Goal: Give the data below again, word for word.
···
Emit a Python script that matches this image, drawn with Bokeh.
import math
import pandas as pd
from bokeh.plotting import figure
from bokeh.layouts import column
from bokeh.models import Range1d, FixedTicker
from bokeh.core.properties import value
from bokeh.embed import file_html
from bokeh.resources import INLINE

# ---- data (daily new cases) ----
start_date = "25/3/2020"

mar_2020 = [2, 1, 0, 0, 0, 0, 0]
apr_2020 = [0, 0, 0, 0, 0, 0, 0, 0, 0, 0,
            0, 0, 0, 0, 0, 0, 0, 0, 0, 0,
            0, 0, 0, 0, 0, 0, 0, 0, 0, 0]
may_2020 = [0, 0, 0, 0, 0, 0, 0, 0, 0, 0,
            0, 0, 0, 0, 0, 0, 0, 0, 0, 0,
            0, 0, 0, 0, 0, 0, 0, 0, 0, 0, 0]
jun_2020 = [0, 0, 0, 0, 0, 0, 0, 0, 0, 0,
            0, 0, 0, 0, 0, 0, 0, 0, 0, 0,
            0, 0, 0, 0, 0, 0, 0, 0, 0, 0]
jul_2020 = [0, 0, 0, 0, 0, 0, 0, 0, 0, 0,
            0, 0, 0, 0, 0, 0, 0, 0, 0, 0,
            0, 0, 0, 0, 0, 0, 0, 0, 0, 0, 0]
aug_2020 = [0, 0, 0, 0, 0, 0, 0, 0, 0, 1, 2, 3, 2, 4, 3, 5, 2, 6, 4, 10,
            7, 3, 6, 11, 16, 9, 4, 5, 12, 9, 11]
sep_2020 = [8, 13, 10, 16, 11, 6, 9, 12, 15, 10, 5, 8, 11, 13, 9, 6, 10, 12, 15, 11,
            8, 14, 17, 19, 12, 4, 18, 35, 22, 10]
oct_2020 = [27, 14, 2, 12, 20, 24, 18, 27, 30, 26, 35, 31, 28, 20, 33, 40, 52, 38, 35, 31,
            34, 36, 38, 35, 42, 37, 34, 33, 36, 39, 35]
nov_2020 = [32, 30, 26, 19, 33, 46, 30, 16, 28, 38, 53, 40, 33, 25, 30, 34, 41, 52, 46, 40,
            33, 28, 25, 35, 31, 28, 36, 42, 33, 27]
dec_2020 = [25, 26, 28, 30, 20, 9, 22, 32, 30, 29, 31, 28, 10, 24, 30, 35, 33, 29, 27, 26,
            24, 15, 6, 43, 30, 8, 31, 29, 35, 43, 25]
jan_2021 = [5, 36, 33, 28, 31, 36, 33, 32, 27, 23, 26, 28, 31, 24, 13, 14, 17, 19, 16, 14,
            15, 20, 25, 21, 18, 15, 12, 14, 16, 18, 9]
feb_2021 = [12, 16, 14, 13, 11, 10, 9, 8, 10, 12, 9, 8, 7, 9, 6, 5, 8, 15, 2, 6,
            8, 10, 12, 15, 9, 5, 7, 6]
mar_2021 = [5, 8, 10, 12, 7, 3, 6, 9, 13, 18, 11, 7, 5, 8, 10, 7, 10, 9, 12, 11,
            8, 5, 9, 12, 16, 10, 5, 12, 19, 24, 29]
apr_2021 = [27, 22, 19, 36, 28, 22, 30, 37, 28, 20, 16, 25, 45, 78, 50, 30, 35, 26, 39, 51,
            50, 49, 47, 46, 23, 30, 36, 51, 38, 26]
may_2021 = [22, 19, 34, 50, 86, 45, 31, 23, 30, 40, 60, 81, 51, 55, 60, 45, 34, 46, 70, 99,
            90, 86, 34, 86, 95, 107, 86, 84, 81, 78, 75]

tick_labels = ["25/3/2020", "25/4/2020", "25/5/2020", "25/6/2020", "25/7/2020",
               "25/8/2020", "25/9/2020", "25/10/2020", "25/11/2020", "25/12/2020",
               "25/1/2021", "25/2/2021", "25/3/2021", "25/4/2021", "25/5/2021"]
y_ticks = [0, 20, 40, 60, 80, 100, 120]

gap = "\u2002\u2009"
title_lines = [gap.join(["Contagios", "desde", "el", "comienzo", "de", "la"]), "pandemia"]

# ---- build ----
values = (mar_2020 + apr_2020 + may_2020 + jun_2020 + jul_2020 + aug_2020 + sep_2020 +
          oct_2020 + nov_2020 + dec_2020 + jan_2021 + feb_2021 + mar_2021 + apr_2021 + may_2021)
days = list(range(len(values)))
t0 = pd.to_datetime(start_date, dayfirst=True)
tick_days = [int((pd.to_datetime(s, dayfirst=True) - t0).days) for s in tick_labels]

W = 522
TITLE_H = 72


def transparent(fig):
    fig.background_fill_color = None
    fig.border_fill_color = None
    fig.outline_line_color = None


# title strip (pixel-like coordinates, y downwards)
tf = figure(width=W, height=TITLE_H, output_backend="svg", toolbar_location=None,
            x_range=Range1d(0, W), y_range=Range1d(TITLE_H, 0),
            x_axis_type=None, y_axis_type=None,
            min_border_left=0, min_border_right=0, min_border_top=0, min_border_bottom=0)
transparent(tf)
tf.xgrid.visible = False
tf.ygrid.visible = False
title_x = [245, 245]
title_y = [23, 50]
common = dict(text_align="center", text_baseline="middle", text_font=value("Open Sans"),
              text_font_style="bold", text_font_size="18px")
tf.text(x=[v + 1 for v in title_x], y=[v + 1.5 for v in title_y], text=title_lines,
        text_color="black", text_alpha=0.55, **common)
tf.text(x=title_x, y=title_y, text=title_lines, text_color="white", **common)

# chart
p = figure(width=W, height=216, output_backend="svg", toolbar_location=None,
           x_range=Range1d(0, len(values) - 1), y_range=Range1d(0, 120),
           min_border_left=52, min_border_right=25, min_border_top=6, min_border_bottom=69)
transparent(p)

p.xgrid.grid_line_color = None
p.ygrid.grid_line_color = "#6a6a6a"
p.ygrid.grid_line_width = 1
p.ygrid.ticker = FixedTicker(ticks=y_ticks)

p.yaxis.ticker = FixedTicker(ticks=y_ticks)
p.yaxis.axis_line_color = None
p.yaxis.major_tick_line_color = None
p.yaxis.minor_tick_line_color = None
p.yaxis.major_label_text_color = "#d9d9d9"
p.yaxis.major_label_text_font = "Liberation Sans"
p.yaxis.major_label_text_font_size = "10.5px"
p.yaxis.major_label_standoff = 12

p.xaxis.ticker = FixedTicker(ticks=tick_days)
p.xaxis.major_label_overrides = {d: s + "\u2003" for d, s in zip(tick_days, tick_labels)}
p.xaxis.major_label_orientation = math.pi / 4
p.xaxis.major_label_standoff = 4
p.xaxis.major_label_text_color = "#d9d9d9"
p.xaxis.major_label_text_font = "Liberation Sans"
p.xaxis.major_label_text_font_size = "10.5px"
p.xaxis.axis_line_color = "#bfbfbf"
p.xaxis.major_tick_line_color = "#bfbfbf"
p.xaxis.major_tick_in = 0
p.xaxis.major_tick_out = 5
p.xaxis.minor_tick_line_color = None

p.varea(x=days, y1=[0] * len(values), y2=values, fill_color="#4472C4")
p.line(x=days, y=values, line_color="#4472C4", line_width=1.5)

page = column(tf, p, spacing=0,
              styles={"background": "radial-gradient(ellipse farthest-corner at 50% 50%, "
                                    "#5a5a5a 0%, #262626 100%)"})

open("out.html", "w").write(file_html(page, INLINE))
···
Full answer:
Emit a Python script that matches this image, drawn with Bokeh.
import math
import pandas as pd
from bokeh.plotting import figure
from bokeh.layouts import column
from bokeh.models import Range1d, FixedTicker
from bokeh.core.properties import value
from bokeh.embed import file_html
from bokeh.resources import INLINE

# ---- data (daily new cases) ----
start_date = "25/3/2020"

mar_2020 = [2, 1, 0, 0, 0, 0, 0]
apr_2020 = [0, 0, 0, 0, 0, 0, 0, 0, 0, 0,
            0, 0, 0, 0, 0, 0, 0, 0, 0, 0,
            0, 0, 0, 0, 0, 0, 0, 0, 0, 0]
may_2020 = [0, 0, 0, 0, 0, 0, 0, 0, 0, 0,
            0, 0, 0, 0, 0, 0, 0, 0, 0, 0,
            0, 0, 0, 0, 0, 0, 0, 0, 0, 0, 0]
jun_2020 = [0, 0, 0, 0, 0, 0, 0, 0, 0, 0,
            0, 0, 0, 0, 0, 0, 0, 0, 0, 0,
            0, 0, 0, 0, 0, 0, 0, 0, 0, 0]
jul_2020 = [0, 0, 0, 0, 0, 0, 0, 0, 0, 0,
            0, 0, 0, 0, 0, 0, 0, 0, 0, 0,
            0, 0, 0, 0, 0, 0, 0, 0, 0, 0, 0]
aug_2020 = [0, 0, 0, 0, 0, 0, 0, 0, 0, 1, 2, 3, 2, 4, 3, 5, 2, 6, 4, 10,
            7, 3, 6, 11, 16, 9, 4, 5, 12, 9, 11]
sep_2020 = [8, 13, 10, 16, 11, 6, 9, 12, 15, 10, 5, 8, 11, 13, 9, 6, 10, 12, 15, 11,
            8, 14, 17, 19, 12, 4, 18, 35, 22, 10]
oct_2020 = [27, 14, 2, 12, 20, 24, 18, 27, 30, 26, 35, 31, 28, 20, 33, 40, 52, 38, 35, 31,
            34, 36, 38, 35, 42, 37, 34, 33, 36, 39, 35]
nov_2020 = [32, 30, 26, 19, 33, 46, 30, 16, 28, 38, 53, 40, 33, 25, 30, 34, 41, 52, 46, 40,
            33, 28, 25, 35, 31, 28, 36, 42, 33, 27]
dec_2020 = [25, 26, 28, 30, 20, 9, 22, 32, 30, 29, 31, 28, 10, 24, 30, 35, 33, 29, 27, 26,
            24, 15, 6, 43, 30, 8, 31, 29, 35, 43, 25]
jan_2021 = [5, 36, 33, 28, 31, 36, 33, 32, 27, 23, 26, 28, 31, 24, 13, 14, 17, 19, 16, 14,
            15, 20, 25, 21, 18, 15, 12, 14, 16, 18, 9]
feb_2021 = [12, 16, 14, 13, 11, 10, 9, 8, 10, 12, 9, 8, 7, 9, 6, 5, 8, 15, 2, 6,
            8, 10, 12, 15, 9, 5, 7, 6]
mar_2021 = [5, 8, 10, 12, 7, 3, 6, 9, 13, 18, 11, 7, 5, 8, 10, 7, 10, 9, 12, 11,
            8, 5, 9, 12, 16, 10, 5, 12, 19, 24, 29]
apr_2021 = [27, 22, 19, 36, 28, 22, 30, 37, 28, 20, 16, 25, 45, 78, 50, 30, 35, 26, 39, 51,
            50, 49, 47, 46, 23, 30, 36, 51, 38, 26]
may_2021 = [22, 19, 34, 50, 86, 45, 31, 23, 30, 40, 60, 81, 51, 55, 60, 45, 34, 46, 70, 99,
            90, 86, 34, 86, 95, 107, 86, 84, 81, 78, 75]

tick_labels = ["25/3/2020", "25/4/2020", "25/5/2020", "25/6/2020", "25/7/2020",
               "25/8/2020", "25/9/2020", "25/10/2020", "25/11/2020", "25/12/2020",
               "25/1/2021", "25/2/2021", "25/3/2021", "25/4/2021", "25/5/2021"]
y_ticks = [0, 20, 40, 60, 80, 100, 120]

gap = "\u2002\u2009"
title_lines = [gap.join(["Contagios", "desde", "el", "comienzo", "de", "la"]), "pandemia"]

# ---- build ----
values = (mar_2020 + apr_2020 + may_2020 + jun_2020 + jul_2020 + aug_2020 + sep_2020 +
          oct_2020 + nov_2020 + dec_2020 + jan_2021 + feb_2021 + mar_2021 + apr_2021 + may_2021)
days = list(range(len(values)))
t0 = pd.to_datetime(start_date, dayfirst=True)
tick_days = [int((pd.to_datetime(s, dayfirst=True) - t0).days) for s in tick_labels]

W = 522
TITLE_H = 72


def transparent(fig):
    fig.background_fill_color = None
    fig.border_fill_color = None
    fig.outline_line_color = None


# title strip (pixel-like coordinates, y downwards)
tf = figure(width=W, height=TITLE_H, output_backend="svg", toolbar_location=None,
            x_range=Range1d(0, W), y_range=Range1d(TITLE_H, 0),
            x_axis_type=None, y_axis_type=None,
            min_border_left=0, min_border_right=0, min_border_top=0, min_border_bottom=0)
transparent(tf)
tf.xgrid.visible = False
tf.ygrid.visible = False
title_x = [245, 245]
title_y = [23, 50]
common = dict(text_align="center", text_baseline="middle", text_font=value("Open Sans"),
              text_font_style="bold", text_font_size="18px")
tf.text(x=[v + 1 for v in title_x], y=[v + 1.5 for v in title_y], text=title_lines,
        text_color="black", text_alpha=0.55, **common)
tf.text(x=title_x, y=title_y, text=title_lines, text_color="white", **common)

# chart
p = figure(width=W, height=216, output_backend="svg", toolbar_location=None,
           x_range=Range1d(0, len(values) - 1), y_range=Range1d(0, 120),
           min_border_left=52, min_border_right=25, min_border_top=6, min_border_bottom=69)
transparent(p)

p.xgrid.grid_line_color = None
p.ygrid.grid_line_color = "#6a6a6a"
p.ygrid.grid_line_width = 1
p.ygrid.ticker = FixedTicker(ticks=y_ticks)

p.yaxis.ticker = FixedTicker(ticks=y_ticks)
p.yaxis.axis_line_color = None
p.yaxis.major_tick_line_color = None
p.yaxis.minor_tick_line_color = None
p.yaxis.major_label_text_color = "#d9d9d9"
p.yaxis.major_label_text_font = "Liberation Sans"
p.yaxis.major_label_text_font_size = "10.5px"
p.yaxis.major_label_standoff = 12

p.xaxis.ticker = FixedTicker(ticks=tick_days)
p.xaxis.major_label_overrides = {d: s + "\u2003" for d, s in zip(tick_days, tick_labels)}
p.xaxis.major_label_orientation = math.pi / 4
p.xaxis.major_label_standoff = 4
p.xaxis.major_label_text_color = "#d9d9d9"
p.xaxis.major_label_text_font = "Liberation Sans"
p.xaxis.major_label_text_font_size = "10.5px"
p.xaxis.axis_line_color = "#bfbfbf"
p.xaxis.major_tick_line_color = "#bfbfbf"
p.xaxis.major_tick_in = 0
p.xaxis.major_tick_out = 5
p.xaxis.minor_tick_line_color = None

p.varea(x=days, y1=[0] * len(values), y2=values, fill_color="#4472C4")
p.line(x=days, y=values, line_color="#4472C4", line_width=1.5)

page = column(tf, p, spacing=0,
              styles={"background": "radial-gradient(ellipse farthest-corner at 50% 50%, "
                                    "#5a5a5a 0%, #262626 100%)"})

open("out.html", "w").write(file_html(page, INLINE))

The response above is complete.